If we’re going to survive as a species we’ll need to abandon magical beliefs, even if quantum weirdness hints that there’s something mystical going on with the universe. We can’t wish away the effects of climate change, or hope that some deeper grand order of nature will prevent nuclear apocalypse. These are human problems and we need to face them head on.
But I digress. The point is: don’t let quantum weirdness lead you astray. I’ve been immersed in this world for about two weeks now and I feel like I never woke up from that bizarre dream. My mind has been adrift in a dense fog of confusion, dizzy and delusional from near lethal doses of probability equations and quantum wave function calculations. Well, not really. I can’t do any of that math. But still, this stuff is really difficult to grasp, even for people who do it for a living. We have a long way to go before we’ll be able to wrap our minds around what the results of these quantum experiments really mean. And humans, as we are now, may never be able to grasp the deep weirdness at the very base of reality. We may need to leave that up to our AI descendants.
Well that’s it for this episode. I really did do a ton of reading about quantum mechanics for this one, but I only scratched the surface. I didn’t even mention Robert Hooke, Christiaan Huygens and Leonhard Euler, the very early scientists who started thinking about this stuff way back in the 17th and 18th centuries. And Max Planck, who is considered the father of quantum mechanics. Or the quantum mechanics Avengers, who assembled for the fifth Solvay Conference back in 1927 to unravel the mysteries of the universe. Its members included Planck, Schrödinger, Einstein, Marie Curie, Niels Bohr, Werner Heisenberg, John von Neumann, Wolfgang Pauli, Louis de Broglie, Paul Dirac, Arthur Compton, and Max Born. Twenty-nine of the greatest scientists the world had ever seen gathered to scribble incomprehensible formulae on giant chalkboards, argue about quantum weirdness, and inspire a new generation of scientists.
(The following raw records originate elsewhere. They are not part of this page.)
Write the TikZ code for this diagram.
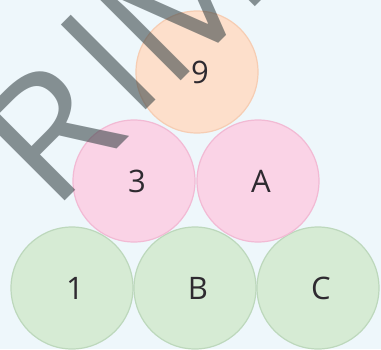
\documentclass[tikz,border=0pt]{standalone}
\usepackage{fontspec}
\setmainfont{Open Sans}
\definecolor{bg}{HTML}{EEF7FB}
\definecolor{peachF}{HTML}{FDDFCB}
\definecolor{peachD}{HTML}{F6CDB3}
\definecolor{pinkF}{HTML}{FAD3E6}
\definecolor{pinkD}{HTML}{F2BAD4}
\definecolor{greenF}{HTML}{D6EBD4}
\definecolor{greenD}{HTML}{BDD8BC}
\definecolor{wm}{HTML}{354144}
\definecolor{txt}{HTML}{2E2A30}
\begin{document}
\begin{tikzpicture}[x=1pt,y=-1pt,
  ball/.style={circle,minimum size=122pt,inner sep=0pt,line width=1.2pt},
  lbl/.style={font=\fontsize{31}{31}\selectfont,text=txt,xshift=3pt},
  top/.style={ball,fill=peachF,draw=peachD},
  mid/.style={ball,fill=pinkF,draw=pinkD},
  low/.style={ball,fill=greenF,draw=greenD},
  wmletter/.style={rotate=45,anchor=base,text=wm,opacity=0.57,inner sep=0pt,font=\fontsize{168}{168}\selectfont}]
\fill[bg] (0,0) rectangle (381,349);
\useasboundingbox (0,0) rectangle (381,349);
\clip (0,0) rectangle (381,349);
\node[top,label={[lbl]center:9}] (n9) at (197,72) {};
\node[low,label={[lbl]center:1}] (n1) at (72,288) {};
\node[low,label={[lbl]center:B}] (nB) at (195,288) {};
\node[low,label={[lbl]center:C}] (nC) at (318,288) {};
\node[mid,label={[lbl]center:3}] (n3) at (134,181) {};
\node[mid,label={[lbl]center:A}] (nA) at (258,181) {};
\node[wmletter,xscale=1.08] (wR) at (92,174) {R};
\node[wmletter] (wI) at (151,105) {I};
\node[wmletter] (wM) at (223,39) {M};
\end{tikzpicture}
\end{document}
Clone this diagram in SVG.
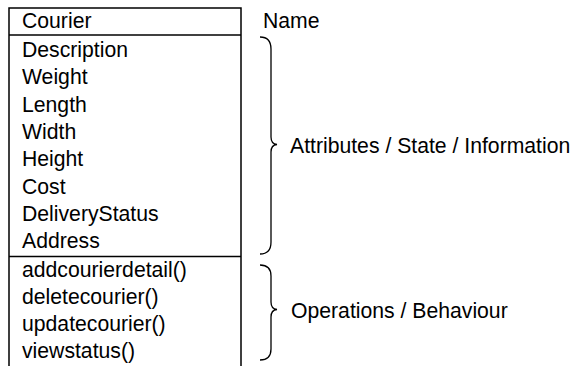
<svg xmlns="http://www.w3.org/2000/svg" width="574" height="368" viewBox="0 0 574 368">
<style>
text{font-family:"Liberation Sans",Arial,sans-serif;font-size:21.2px;fill:#000}
.ln{stroke:#000;stroke-width:1.5;fill:none}
.br{stroke:#000;stroke-width:1.3;fill:none}
</style>
<rect width="574" height="368" fill="#fff"/>
<g id="class-courier">
<path class="ln" d="M9,366 L9,8 L241,8 L241,366"/>
<line class="ln" x1="9" y1="35" x2="241" y2="35"/>
<line class="ln" x1="9" y1="256.5" x2="241" y2="256.5"/>
<text x="22" y="28">Courier</text>
<text x="22" y="57">Description</text>
<text x="22" y="84.3">Weight</text>
<text x="22" y="111.6">Length</text>
<text x="22" y="138.9">Width</text>
<text x="22" y="166.2">Height</text>
<text x="22" y="193.5">Cost</text>
<text x="22" y="220.8">DeliveryStatus</text>
<text x="22" y="248">Address</text>
<text x="22" y="277">addcourierdetail()</text>
<text x="22" y="304">deletecourier()</text>
<text x="22" y="331">updatecourier()</text>
<text x="22" y="358">viewstatus()</text>
</g>
<g id="connectors">
<path class="br" d="M260,37 Q271,37 271,49 L271,137 Q271,144 277,144.5 Q271,145 271,152 L271,242 Q271,254 260,254"/>
<path class="br" d="M260,265 Q271,265 271,276 L271,302 Q271,309 277,309.5 Q271,310 271,317 L271,349 Q271,360 260,360"/>
</g>
<g id="labels">
<text x="263" y="28">Name</text>
<text x="290" y="153">Attributes / State / Information</text>
<text x="291" y="318">Operations / Behaviour</text>
</g>
</svg>
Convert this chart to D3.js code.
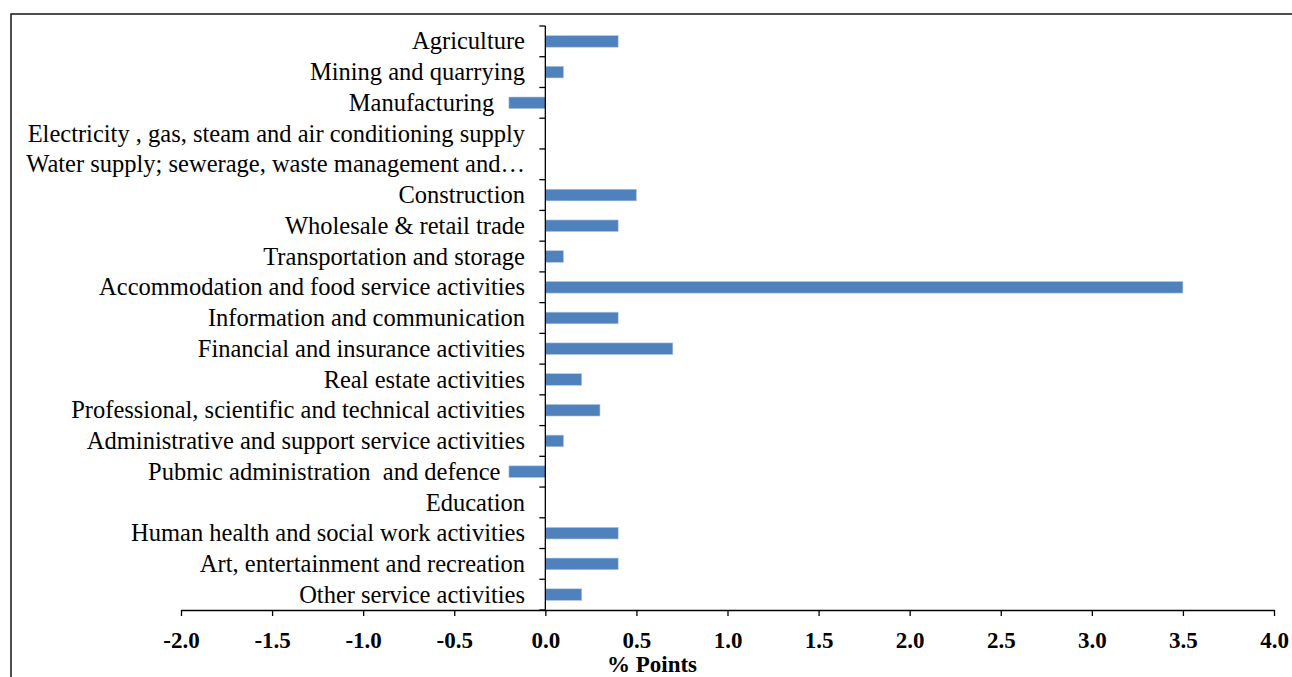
<!DOCTYPE html>
<html lang="en">
<head>
    <meta charset="UTF-8">
    <script src="https://d3js.org/d3.v7.min.js"></script>
    <title>% Points by sector</title>
    <style>
        body { margin: 0; background: #fff; }
        text { font-family: "Liberation Serif", "Times New Roman", serif; }
    </style>
</head>
<body>

<script>
    // sector labels (trailing spaces as in the source sheet)
    const sectors = [
        "Agriculture",
        "Mining and quarrying",
        "Manufacturing     ",
        "Electricity , gas, steam and air conditioning supply",
        "Water supply; sewerage, waste management and\u2026",
        "Construction",
        "Wholesale & retail trade",
        "Transportation and storage",
        "Accommodation and food service activities",
        "Information and communication",
        "Financial and insurance activities",
        "Real estate activities",
        "Professional, scientific and technical activities",
        "Administrative and support service activities",
        "Pubmic administration  and defence    ",
        "Education",
        "Human health and social work activities",
        "Art, entertainment and recreation",
        "Other service activities"
    ];
    const values = [0.4, 0.1, -0.2, 0, 0, 0.5, 0.4, 0.1, 3.5, 0.4, 0.7, 0.2, 0.3, 0.1, -0.2, 0, 0.4, 0.4, 0.2];
    const xTicks = [-2.0, -1.5, -1.0, -0.5, 0.0, 0.5, 1.0, 1.5, 2.0, 2.5, 3.0, 3.5, 4.0];
    const xTitle = "% Points";

    const W = 1292, H = 677;
    const svg = d3.select("body").append("svg")
        .attr("width", W)
        .attr("height", H);

    // chart border
    svg.append("rect")
        .attr("x", 11).attr("y", 14)
        .attr("width", 1300).attr("height", 700)
        .attr("fill", "none")
        .attr("stroke", "#222")
        .attr("stroke-width", 1.6);

    const x = d3.scaleLinear().domain([-2, 4]).range([181, 1274]);
    const y = d3.scaleBand().domain(sectors).range([26, 610]).paddingInner(0.62).paddingOuter(0.31);

    // bars
    svg.selectAll("rect.bar")
        .data(sectors)
        .enter().append("rect")
        .attr("class", "bar")
        .attr("x", (d, i) => x(Math.min(0, values[i])))
        .attr("y", d => y(d))
        .attr("width", (d, i) => Math.abs(x(values[i]) - x(0)))
        .attr("height", y.bandwidth())
        .attr("fill", "#4f81bd")
        .attr("stroke", "#b9cde5")
        .attr("stroke-width", (d, i) => values[i] === 0 ? 0 : 0.6);

    // y axis: line with outward ticks at band boundaries
    const yAx = svg.append("g").attr("class", "y-axis");
    yAx.append("line")
        .attr("x1", x(0)).attr("x2", x(0))
        .attr("y1", 26).attr("y2", 610)
        .attr("stroke", "#000").attr("stroke-width", 1.3);
    const step = y.step();
    yAx.selectAll("line.tick")
        .data(d3.range(sectors.length + 1))
        .enter().append("line")
        .attr("class", "tick")
        .attr("x1", x(0) - 6).attr("x2", x(0))
        .attr("y1", i => 26 + i * step).attr("y2", i => 26 + i * step)
        .attr("stroke", "#000").attr("stroke-width", 1.3);
    yAx.selectAll("text")
        .data(sectors)
        .enter().append("text")
        .attr("x", 525)
        .attr("y", d => y(d) + y.bandwidth() / 2)
        .attr("dy", "0.33em")
        .attr("text-anchor", "end")
        .attr("xml:space", "preserve")
        .style("white-space", "pre")
        .style("font-size", "24.5px")
        .attr("fill", "#000")
        .text(d => d);

    // x axis
    const xAxis = d3.axisBottom(x)
        .tickValues(xTicks)
        .tickFormat(d => d.toFixed(1))
        .tickSize(6)
        .tickSizeOuter(0)
        .tickPadding(16);
    const xg = svg.append("g")
        .attr("transform", "translate(0,610)")
        .call(xAxis);
    xg.select(".domain").attr("stroke", "#000").attr("stroke-width", 1.3);
    xg.selectAll(".tick line").attr("stroke", "#000").attr("stroke-width", 1.3);
    xg.selectAll(".tick text")
        .attr("fill", "#000")
        .style("font-family", "'Liberation Serif', 'Times New Roman', serif")
        .style("font-size", "23px")
        .style("font-weight", "bold");

    // x axis title
    svg.append("text")
        .attr("x", 652)
        .attr("y", 672)
        .attr("text-anchor", "middle")
        .style("font-size", "23px")
        .style("font-weight", "bold")
        .text(xTitle);
</script>

</body>
</html>
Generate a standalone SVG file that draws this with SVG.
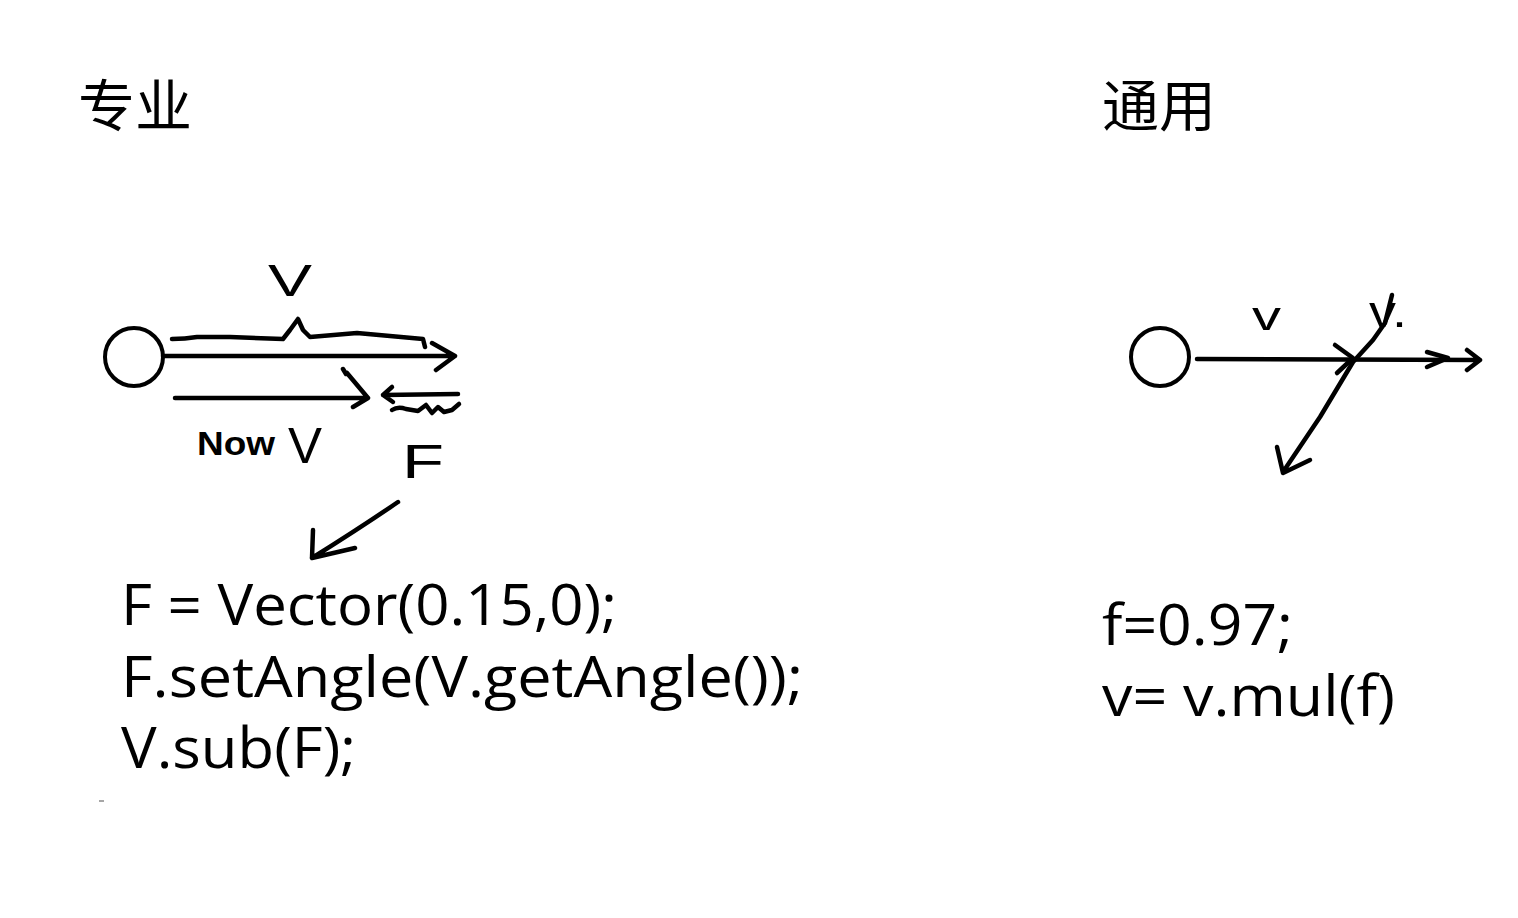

If you want to learn more about quantum mechanics, check out the show PBS Spacetime, available on YouTube. The show covers a lot of what I discussed here, including the double slit experiment, quantum entanglement, quantum field theory, the many worlds interpretation, and more. Host and astrophysicist Matt O’Dowd explains the trickiest scientific concepts clearly and concisely, and producer Kornhaber Brown brings it all to life with stunning animations.
You should also check out the YouTube channel Answers with Joe. Joe breaks down complex scientific concepts into quick and amusing videos.
Oh, and definitely take a look at Sean Carroll’s upcoming book Something Deeply Hidden: Quantum Worlds and the Emergence of Spacetime due for release in September.
Finally, if you’re into solving science and math problems, go visit Brilliant.org. Brilliant offers online courses in everything from basic algebra to quantum computing. They also deliver daily math and science problems to tease your brain and help build a daily learning habit.
But maybe, just maybe the dream world is the real world and the waking world is the one we make up… Perhaps what we call our subconscious is able to see the universe and all its quantum weirdness. Our dreams are mercurial and flowing. In sleep reality swims and swirls before our eyes like particles in superposition. Could our dreams reveal the true nature of reality? Could our waking hours just be a distraction from that reality? Could the mind be the final frontier of science, could it hold the true secrets of the universe?
Woah… what was in that brownie man… I need to lie down.